Among the issues that are top of mind for corporate treasurers as they manage and invest excess liquidity in a volatile market are investment guidelines, risk management processes and operating practices.

Spurred by market conditions and regulations, such as Sarbanes-Oxley, CFOs, CEOs, boards of directors and corporate audit committees are demanding an in-depth look at investment policy. Senior officers, responsible for overseeing and monitoring internal controls, want clearly articulated investment guidelines.
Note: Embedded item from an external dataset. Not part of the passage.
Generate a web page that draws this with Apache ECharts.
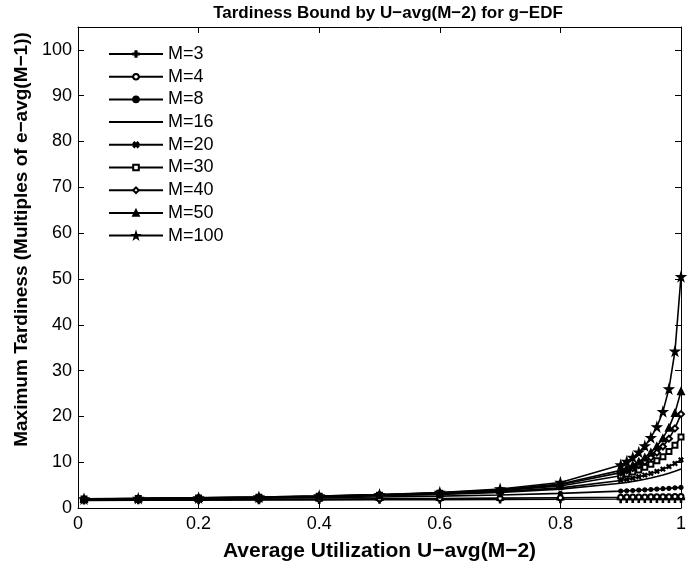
<!DOCTYPE html>
<html>
<head>
<meta charset="utf-8">
<script src="https://cdn.jsdelivr.net/npm/echarts@6/dist/echarts.min.js"></script>
<style>
html, body { margin: 0; padding: 0; background: #fff; }
#chart { width: 689px; height: 567px; }
</style>
</head>
<body>
<div id="chart"></div>
<script>
// utilization points (x)
var uAvg = [0.01, 0.1, 0.2, 0.3, 0.4, 0.5, 0.6, 0.7, 0.8, 0.9,
            0.91, 0.92, 0.93, 0.94, 0.95, 0.96, 0.97, 0.98, 0.99, 1.0];

// tardiness, one array per M
var m3   = [1.67, 1.69, 1.71, 1.74, 1.77, 1.80, 1.83, 1.87, 1.91, 1.95, 1.96, 1.96, 1.97, 1.97, 1.98, 1.98, 1.99, 1.99, 2.00, 2.00];
var m4   = [1.75, 1.79, 1.83, 1.88, 1.94, 2.00, 2.07, 2.15, 2.25, 2.36, 2.38, 2.39, 2.40, 2.42, 2.43, 2.44, 2.46, 2.47, 2.49, 2.50];
var m8   = [1.88, 1.95, 2.03, 2.13, 2.25, 2.40, 2.59, 2.84, 3.19, 3.69, 3.76, 3.82, 3.89, 3.97, 4.04, 4.13, 4.21, 4.30, 4.40, 4.50];
var m16  = [1.95, 2.03, 2.14, 2.27, 2.44, 2.67, 2.97, 3.42, 4.13, 5.41, 5.60, 5.81, 6.03, 6.28, 6.56, 6.86, 7.20, 7.58, 8.01, 8.50];
var m20  = [1.96, 2.04, 2.16, 2.30, 2.48, 2.73, 3.07, 3.57, 4.39, 6.00, 6.25, 6.52, 6.83, 7.17, 7.55, 7.99, 8.48, 9.05, 9.72, 10.50];
var m30  = [1.98, 2.07, 2.19, 2.34, 2.54, 2.81, 3.20, 3.79, 4.82, 7.04, 7.42, 7.84, 8.32, 8.88, 9.53, 10.29, 11.21, 12.33, 13.72, 15.50];
var m40  = [1.98, 2.08, 2.20, 2.36, 2.57, 2.86, 3.27, 3.91, 5.06, 7.72, 8.20, 8.74, 9.37, 10.11, 11.00, 12.08, 13.42, 15.13, 17.39, 20.50];
var m50  = [1.99, 2.08, 2.21, 2.38, 2.59, 2.88, 3.31, 3.99, 5.22, 8.21, 8.75, 9.39, 10.14, 11.04, 12.14, 13.50, 15.24, 17.55, 20.76, 25.50];
var m100 = [2.00, 2.10, 2.23, 2.40, 2.63, 2.94, 3.40, 4.15, 5.58, 9.39, 10.15, 11.06, 12.17, 13.56, 15.35, 17.72, 21.04, 26.00, 34.22, 50.50];

var xTicks = [0, 0.2, 0.4, 0.6, 0.8, 1];
var yTicks = [0, 10, 20, 30, 40, 50, 60, 70, 80, 90, 100];

var font = 'Liberation Sans, Arial, Helvetica, sans-serif';
var black = '#000';
var starPath = 'path://M50,0L61,35L98,35L68,57L79,91L50,70L21,91L32,57L2,35L39,35Z';
var plusPath = 'path://M4,0H6V4H10V6H6V10H4V6H0V4H4Z';

function pairs(ys) {
    var out = [];
    for (var i = 0; i < uAvg.length; i++) out.push([uAvg[i], ys[i]]);
    return out;
}

function curve(name, ys, symbol, size, rotate) {
    return {
        name: name,
        type: 'line',
        data: pairs(ys),
        symbol: symbol,
        symbolSize: size,
        symbolRotate: rotate || 0,
        showSymbol: symbol !== 'none',
        lineStyle: { color: black, width: 1.6 },
        itemStyle: { color: black, borderColor: black, borderWidth: 1.2 },
        emphasis: { disabled: true }
    };
}

var myChart = echarts.init(document.getElementById('chart'), null, { renderer: 'canvas' });

var tickCommon = { inside: true, length: 6, lineStyle: { color: black, width: 1 } };

myChart.setOption({
    animation: false,
    backgroundColor: '#fff',
    title: {
        text: 'Tardiness Bound by U\u2212avg(M\u22122) for g\u2212EDF',
        left: 383,
        top: 0,
        textAlign: 'center',
        textStyle: { fontFamily: font, fontSize: 17, fontWeight: 'bold', color: black }
    },
    grid: { left: 78, right: 3, top: 27, bottom: 56 },
    legend: {
        orient: 'vertical',
        left: 103,
        top: 40,
        itemWidth: 54,
        itemHeight: 7,
        itemGap: 4.7,
        textStyle: { fontFamily: font, fontSize: 18, color: black },
        data: ['M=3', 'M=4', 'M=8',
               { name: 'M=16', itemStyle: { opacity: 0 } },
               'M=20', 'M=30', 'M=40', 'M=50', 'M=100']
    },
    xAxis: [{
        type: 'value',
        min: xTicks[0],
        max: xTicks[xTicks.length - 1],
        interval: 0.2,
        name: 'Average Utilization U\u2212avg(M\u22122)',
        nameLocation: 'middle',
        nameGap: 33,
        nameTextStyle: { fontFamily: font, fontSize: 21, fontWeight: 'bold', color: black },
        axisLine: { onZero: false, lineStyle: { color: black, width: 1 } },
        axisTick: tickCommon,
        splitLine: { show: false },
        axisLabel: { fontFamily: font, fontSize: 18, color: black, margin: 7 }
    }, {
        type: 'value',
        position: 'top',
        min: 0, max: 1, interval: 0.2,
        axisLine: { show: true, onZero: false, lineStyle: { color: black, width: 1 } },
        axisTick: tickCommon,
        axisLabel: { show: false },
        splitLine: { show: false }
    }],
    yAxis: [{
        type: 'value',
        min: yTicks[0],
        max: 105,
        interval: 10,
        name: 'Maximum Tardiness (Multiples of e\u2212avg(M\u22121))',
        nameLocation: 'middle',
        nameGap: 45,
        nameTextStyle: { fontFamily: font, fontSize: 19, fontWeight: 'bold', color: black, padding: [0, 0, 0, 56] },
        axisLine: { onZero: false, lineStyle: { color: black, width: 1 } },
        axisTick: tickCommon,
        splitLine: { show: false },
        axisLabel: { fontFamily: font, fontSize: 18, color: black, margin: 6, showMaxLabel: false }
    }, {
        type: 'value',
        position: 'right',
        min: 0, max: 105, interval: 10,
        axisLine: { show: true, onZero: false, lineStyle: { color: black, width: 1 } },
        axisTick: tickCommon,
        axisLabel: { show: false },
        splitLine: { show: false }
    }],
    series: [
        curve('M=3', m3, plusPath, 7),
        curve('M=4', m4, 'emptyCircle', 5),
        curve('M=8', m8, 'circle', 4),
        curve('M=16', m16, 'none', 0),
        curve('M=20', m20, plusPath, 5, 45),
        curve('M=30', m30, 'emptyRect', 5),
        curve('M=40', m40, 'emptyDiamond', 6),
        curve('M=50', m50, 'triangle', 7),
        curve('M=100', m100, starPath, 9)
    ]
});
</script>
</body>
</html>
Clear, published guidelines provide a common basis for understanding investment practices and explicit parameters for allowable investments, duration and investment processes.

When revisiting investment guidelines, companies must carefully review objectives, portfolio characteristics, risk tolerance, credit quality and limits, performance and analytics—all within the framework of industry standards and peer group comparisons. The ultimate goal: aligning investment strategies and guidelines with corporate strategies.

Today’s market turbulence highlights the necessity for proactive scrutiny. While there are as many kinds of risk as there are investment instruments, there are four areas treasurers should re-evaluate.

First, investment benchmarks. Are they appropriate in all market conditions? For instance, in the volatile markets of fourth quarter 2007, managing to a 30-day benchmark would have driven an investor to take incremental risk in light of the lack of inventory of 30-day duration securities. An overnight benchmark would be more reflective of the market reality and drive smarter investing behavior.

Traditional investment benchmarks may not work given the extremes of current market conditions. Ask questions about your current benchmarks: Are they viable right now? Have they impacted investment practices in the last six months? How aggressive are they? If you’re consistently beating the benchmark, are you taking undue risks?

Second, investment structure. Not all Structured Investment Vehicles (SIVs), money market mutual funds or Collateralized Debt Obligations (CDOs) are created equal. Sophisticated investors demand greater transparency in underlying investment structures. At a minimum, ask, what are the structures? What are the underlying investments? How deep is the secondary market? Who are the other investors? Who rates the structure? Do the ratings make sense? A rule of thumb for gaining transparency: If you can’t get answers to these questions or if the answers are contradictory, think twice.

Third, duration. When aligning investment duration with realistic liquidity needs, there’s more to it than when the cash is needed. Can you optimize returns without constraining liquidity? What is the cost to break the terms of the investment? When you’re ready to sell, will there be a buyer? The auction rate securities market has proven that this could be a challenge.

Fourth, counterparty risk. Examine counterparty practices, history and management processes. Also assess the strength of sponsoring institutions. For banks, look at the strength of their balance sheets. For money market mutual funds, evaluate the credit processes, sponsorship, fund size and investor base.

In times of market turmoil, it makes more sense than ever to review operating practices. Two questions should drive this review—what are your processes and who is overseeing them? Use the age-old principle of dual control: The person initiating a transaction must not be the person approving the transaction.

Assess your oversight and compliance processes for cash management and investments, or if there is a custodial arrangement, for securities trading, accounting and reconciliation. Daily, real-time information reporting provided by banks gives treasurers an efficient way to track activity and provide transparency for cash and securities flows.

For global operations—especially in countries such as China, India or Venezuela—regulations can trap cash. Headquarters’ visibility into local activities is critical. It is important not only to monitor yields and cash flows, but also to track the controls that ensure local compliance with company-wide cash or investment management policies and guidelines.

Sustaining the flow of liquidity and preserving investment principal—not primary concerns in the recent past—have come to the forefront. Faced with continued market uncertainty, companies are strengthening their investment processes with the goal of achieving solid, risk-adjusted returns even in the worst of times.